Cuando descubrimos que una persona no actúa de acuerdo con lo que predica, decimos que es incongruente o incoherente, es decir, que no tiene una actitud consecuente con sus principios o que “el audio y el video no están conectados”. Esta afirmación me lleva a preguntarme por las consecuencias de la incongruencia, si podemos conocer tan bien a otra persona para juzgar si alberga contradicciones o no y si el concepto de coherencia es aplicable a los humanos.

Estamos acostumbrados al discurso de la rectitud, de la congruencia. Pedimos de los gobernantes, de los personajes públicos y también de nuestros padres, amigos o pareja, una actitud consistente; que su forma de ser y de pensar sea constante, porque ello revela (o parece revelar) principios sólidos e inspira confianza. Es común que a los presidentes se les solicite cumplir con sus promesas de campaña y a los maridos las promesas hechas durante el noviazgo. Mucho más condenable nos parece que alguien que compartía nuestra postura sobre algún tema específico de pronto cambie, abandonando a los que estaban con él.
En una entrevista el escritor israelí Amós Oz declara sin ambigüedades:
A mí me llaman traidor, al igual que a mi personaje, Profi, porque yo cambio. No me quedo en el mismo lugar. La gente que nunca cambia piensa que si alguien lo hace es un traidor. Si alguien tiene la costumbre de ir al bar a tomar copas con sus amigos y un día decide dejar de beber, sus amigos lo tacharán de traidor porque ha cambiado. Yo soy muy filosófico, pienso que el título de traidor es un tipo de condecoración.
Lo interesante de esta declaración es que desanuda los conceptos de fidelidad y virtud: no son sinónimos, como tampoco lo son traición y cambio. Desde el punto de vista de los acusadores, si alguien se da cuenta de que ha vivido en el error y desea cambiar, comete una infidelidad. Si alguien descubre que las nuevas circunstancias exigen adaptar las antiguas ideas para que respondan a la nueva realidad, es un traidor.
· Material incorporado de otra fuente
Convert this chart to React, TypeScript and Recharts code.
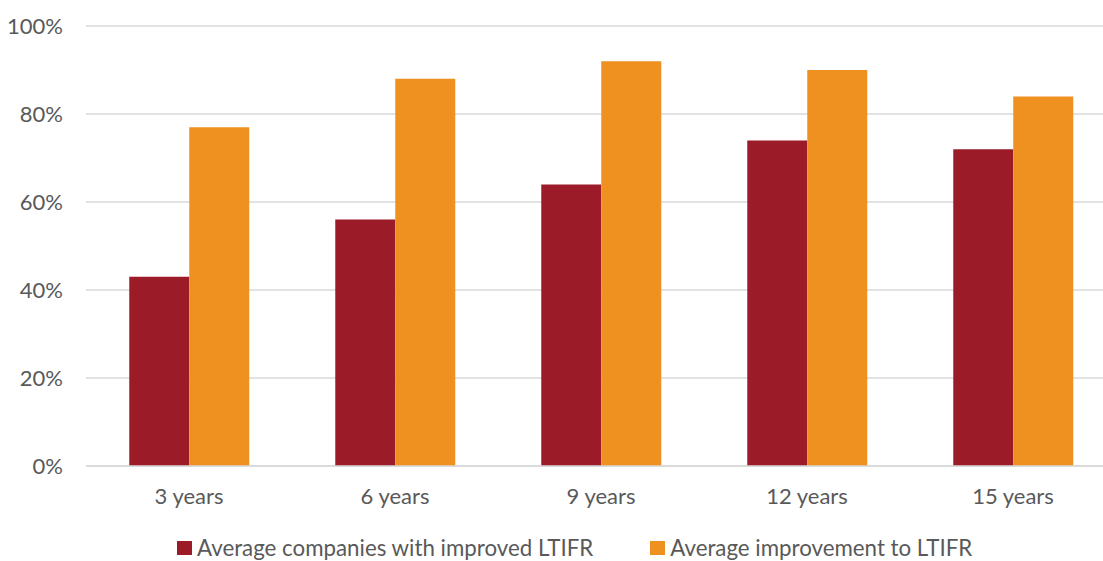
import React from "react";
import { BarChart, Bar, XAxis, YAxis, CartesianGrid, Legend } from "recharts";

const categories = ["3 years", "6 years", "9 years", "12 years", "15 years"];
const companiesImproved = [43, 56, 64, 74, 72];
const averageImprovement = [77, 88, 92, 90, 84];
const yTicks = [0, 20, 40, 60, 80, 100];

const seriesNames = ["Average companies with improved LTIFR", "Average improvement to LTIFR"];
const colors = ["#9B1B29", "#EF9120"];

const data = categories.map((c, i) => ({
  name: c,
  a: companiesImproved[i],
  b: averageImprovement[i],
}));

const FONT = "Lato, 'Open Sans', sans-serif";
const TEXT = "#595959";

const LegendContent = () => (
  <div style={{ display: "flex", justifyContent: "flex-start", alignItems: "center", fontFamily: FONT, fontSize: 22.3, color: TEXT, paddingLeft: 177 }}>
    {seriesNames.map((n, i) => (
      <div key={n} style={{ display: "flex", alignItems: "center", marginRight: i === 0 ? 57 : 0 }}>
        <span style={{ display: "inline-block", width: 15, height: 14, background: colors[i], marginRight: 5 }} />
        <span style={{ lineHeight: "24px", whiteSpace: "nowrap" }}>{n}</span>
      </div>
    ))}
  </div>
);

export default function App() {
  return (
    <div style={{ position: "absolute", left: 0, top: 0, width: 1103, height: 561, overflow: "hidden", background: "#fff" }}>
      <BarChart
        width={1120}
        height={561}
        data={data}
        margin={{ top: 26, right: 4, left: 0, bottom: 0 }}
        barCategoryGap="21%"
        barGap={0}
      >
        <CartesianGrid vertical={false} stroke="#D9D9D9" strokeWidth={1.5} />
        <XAxis
          dataKey="name"
          height={95}
          axisLine={{ stroke: "#D9D9D9", strokeWidth: 1.5 }}
          tickLine={false}
          tickMargin={16}
          tick={{ fill: TEXT, fontSize: 22, fontFamily: FONT }}
        />
        <YAxis
          width={86}
          domain={[0, 100]}
          ticks={yTicks}
          tickFormatter={(v: number) => `${v}%`}
          axisLine={false}
          tickLine={false}
          tickMargin={17}
          tick={{ fill: TEXT, fontSize: 22, fontFamily: FONT }}
          interval={0}
        />
        <Legend verticalAlign="middle" content={<LegendContent />} wrapperStyle={{ top: 536, left: 0, width: 1103 }} />
        <Bar dataKey="a" name={seriesNames[0]} fill={colors[0]} isAnimationActive={false} />
        <Bar dataKey="b" name={seriesNames[1]} fill={colors[1]} isAnimationActive={false} />
      </BarChart>
    </div>
  );
}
Las motivaciones no importan, lo grave es poner en tela de juicio lo que otros siguen aceptando como bueno.
La historia nos da múltiples ejemplos de personas o grupos que al buscar alternativas (que a veces resultan atinadas y otras no) han sido acusados de traición por los que tienen una opinión única —que consideran insuperable—. Pienso en los socialdemócratas a quienes sus colegas comunistas reprochaban el haber aceptado el juego del capitalismo; en los separatistas vascos o irlandeses que se cansaron del terrorismo; pienso también en el PRI, donde la lealtad fue (¿es?) considerada como el valor primordial: ante todo… protegerse entre ellos. Y si bien la lealtad es considerada como una virtud, ¿no hubiéramos apreciado que algunos de ellos traicionaran a su equipo y se pusieran del lado de la justicia?
Sentimos que la gente de nuestro grupo es, de alguna manera, “nuestra”, lo que nos permite tener expectativas legítimas sobre su conducta y su fidelidad. Pero cambiar de postura no supone necesariamente violar los principios ni los ideales. ¿Es más ético mantener la misma posición toda la vida y aferrarse a ella aunque se demuestre su bajeza o asumir que no somos perfectos y evaluarnos de vez en cuando? Algunos pensamos que es mejor reconocer que estamos equivocados, aunque traicionemos ideas y promesas que antes sostuvimos. Aunque nos llamen traidores.